(Figure scripts)
------------

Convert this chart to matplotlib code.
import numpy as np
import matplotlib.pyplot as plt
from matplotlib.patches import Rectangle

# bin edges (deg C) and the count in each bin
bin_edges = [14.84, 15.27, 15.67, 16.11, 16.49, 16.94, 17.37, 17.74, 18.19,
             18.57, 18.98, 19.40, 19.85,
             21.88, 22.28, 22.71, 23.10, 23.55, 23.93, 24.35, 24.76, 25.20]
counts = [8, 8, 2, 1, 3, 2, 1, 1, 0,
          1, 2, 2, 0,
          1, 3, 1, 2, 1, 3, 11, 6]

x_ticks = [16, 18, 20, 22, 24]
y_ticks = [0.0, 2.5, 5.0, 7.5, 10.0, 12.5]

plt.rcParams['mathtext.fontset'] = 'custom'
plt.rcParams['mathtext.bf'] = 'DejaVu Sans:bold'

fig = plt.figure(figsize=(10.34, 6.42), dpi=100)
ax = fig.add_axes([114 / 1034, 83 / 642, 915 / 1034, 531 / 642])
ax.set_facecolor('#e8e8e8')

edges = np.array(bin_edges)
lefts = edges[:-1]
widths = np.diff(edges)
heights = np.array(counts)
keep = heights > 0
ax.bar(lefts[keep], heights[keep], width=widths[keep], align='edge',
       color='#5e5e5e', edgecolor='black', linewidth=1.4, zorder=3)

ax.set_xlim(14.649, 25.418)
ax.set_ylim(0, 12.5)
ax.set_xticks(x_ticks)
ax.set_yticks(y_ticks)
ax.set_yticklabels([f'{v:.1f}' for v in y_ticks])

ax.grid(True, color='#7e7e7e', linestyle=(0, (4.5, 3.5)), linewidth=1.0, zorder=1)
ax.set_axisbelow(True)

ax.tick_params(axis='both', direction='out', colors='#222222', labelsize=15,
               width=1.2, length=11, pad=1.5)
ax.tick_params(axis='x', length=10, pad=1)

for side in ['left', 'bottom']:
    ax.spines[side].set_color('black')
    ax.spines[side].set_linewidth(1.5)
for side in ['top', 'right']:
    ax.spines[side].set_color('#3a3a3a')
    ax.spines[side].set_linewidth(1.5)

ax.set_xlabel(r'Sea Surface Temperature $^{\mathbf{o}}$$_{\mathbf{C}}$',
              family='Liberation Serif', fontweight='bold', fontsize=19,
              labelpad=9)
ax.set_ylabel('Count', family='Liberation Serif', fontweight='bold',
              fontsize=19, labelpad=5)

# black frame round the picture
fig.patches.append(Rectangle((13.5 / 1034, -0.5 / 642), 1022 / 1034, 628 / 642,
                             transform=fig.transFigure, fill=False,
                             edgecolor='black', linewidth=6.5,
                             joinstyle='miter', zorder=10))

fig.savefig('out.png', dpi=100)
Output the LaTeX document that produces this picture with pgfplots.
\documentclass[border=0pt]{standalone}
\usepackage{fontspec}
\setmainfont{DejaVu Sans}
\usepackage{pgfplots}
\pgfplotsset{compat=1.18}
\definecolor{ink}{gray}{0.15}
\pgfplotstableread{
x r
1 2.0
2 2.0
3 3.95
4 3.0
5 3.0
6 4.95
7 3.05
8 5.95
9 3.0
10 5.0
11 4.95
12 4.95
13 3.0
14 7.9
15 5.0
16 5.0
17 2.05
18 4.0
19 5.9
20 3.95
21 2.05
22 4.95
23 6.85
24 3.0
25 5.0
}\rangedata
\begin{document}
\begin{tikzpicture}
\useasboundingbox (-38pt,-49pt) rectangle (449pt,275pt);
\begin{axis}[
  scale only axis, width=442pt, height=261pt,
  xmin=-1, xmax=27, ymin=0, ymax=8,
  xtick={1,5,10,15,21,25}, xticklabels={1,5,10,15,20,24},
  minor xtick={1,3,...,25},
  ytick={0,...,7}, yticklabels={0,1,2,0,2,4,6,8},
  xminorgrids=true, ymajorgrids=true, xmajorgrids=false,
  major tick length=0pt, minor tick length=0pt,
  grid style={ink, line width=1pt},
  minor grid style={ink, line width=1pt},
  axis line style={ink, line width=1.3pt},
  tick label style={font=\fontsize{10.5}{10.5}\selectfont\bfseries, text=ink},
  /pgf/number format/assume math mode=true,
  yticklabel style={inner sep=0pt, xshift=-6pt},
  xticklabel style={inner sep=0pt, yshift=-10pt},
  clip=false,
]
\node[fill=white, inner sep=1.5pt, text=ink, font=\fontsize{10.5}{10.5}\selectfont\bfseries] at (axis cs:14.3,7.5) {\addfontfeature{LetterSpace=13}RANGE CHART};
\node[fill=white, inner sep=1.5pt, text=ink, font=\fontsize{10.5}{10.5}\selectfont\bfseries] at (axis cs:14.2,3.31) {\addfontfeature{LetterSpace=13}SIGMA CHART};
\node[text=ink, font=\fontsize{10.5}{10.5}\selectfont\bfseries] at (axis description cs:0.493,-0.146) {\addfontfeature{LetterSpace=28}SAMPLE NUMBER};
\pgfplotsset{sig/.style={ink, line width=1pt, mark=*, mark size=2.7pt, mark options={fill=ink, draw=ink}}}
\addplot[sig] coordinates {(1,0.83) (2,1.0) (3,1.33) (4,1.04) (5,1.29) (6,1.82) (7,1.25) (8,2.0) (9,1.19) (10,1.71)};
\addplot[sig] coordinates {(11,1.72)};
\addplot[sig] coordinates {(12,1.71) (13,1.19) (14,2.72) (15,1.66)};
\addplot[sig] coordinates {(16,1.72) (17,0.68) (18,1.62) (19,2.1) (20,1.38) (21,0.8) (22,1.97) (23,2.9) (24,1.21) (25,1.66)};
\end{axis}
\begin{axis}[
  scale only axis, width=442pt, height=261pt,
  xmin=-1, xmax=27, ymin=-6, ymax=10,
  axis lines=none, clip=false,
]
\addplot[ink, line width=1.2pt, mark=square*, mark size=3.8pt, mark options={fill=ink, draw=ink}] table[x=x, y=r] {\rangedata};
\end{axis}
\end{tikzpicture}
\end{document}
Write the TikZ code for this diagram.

------------

__Goal of the exercise__: Print the listing above from its first line through the line with "ax.tick_params(axis='x', length=10, pad=1)", and stop there.

__Solution to this task__:
Convert this chart to matplotlib code.
import numpy as np
import matplotlib.pyplot as plt
from matplotlib.patches import Rectangle

# bin edges (deg C) and the count in each bin
bin_edges = [14.84, 15.27, 15.67, 16.11, 16.49, 16.94, 17.37, 17.74, 18.19,
             18.57, 18.98, 19.40, 19.85,
             21.88, 22.28, 22.71, 23.10, 23.55, 23.93, 24.35, 24.76, 25.20]
counts = [8, 8, 2, 1, 3, 2, 1, 1, 0,
          1, 2, 2, 0,
          1, 3, 1, 2, 1, 3, 11, 6]

x_ticks = [16, 18, 20, 22, 24]
y_ticks = [0.0, 2.5, 5.0, 7.5, 10.0, 12.5]

plt.rcParams['mathtext.fontset'] = 'custom'
plt.rcParams['mathtext.bf'] = 'DejaVu Sans:bold'

fig = plt.figure(figsize=(10.34, 6.42), dpi=100)
ax = fig.add_axes([114 / 1034, 83 / 642, 915 / 1034, 531 / 642])
ax.set_facecolor('#e8e8e8')

edges = np.array(bin_edges)
lefts = edges[:-1]
widths = np.diff(edges)
heights = np.array(counts)
keep = heights > 0
ax.bar(lefts[keep], heights[keep], width=widths[keep], align='edge',
       color='#5e5e5e', edgecolor='black', linewidth=1.4, zorder=3)

ax.set_xlim(14.649, 25.418)
ax.set_ylim(0, 12.5)
ax.set_xticks(x_ticks)
ax.set_yticks(y_ticks)
ax.set_yticklabels([f'{v:.1f}' for v in y_ticks])

ax.grid(True, color='#7e7e7e', linestyle=(0, (4.5, 3.5)), linewidth=1.0, zorder=1)
ax.set_axisbelow(True)

ax.tick_params(axis='both', direction='out', colors='#222222', labelsize=15,
               width=1.2, length=11, pad=1.5)
ax.tick_params(axis='x', length=10, pad=1)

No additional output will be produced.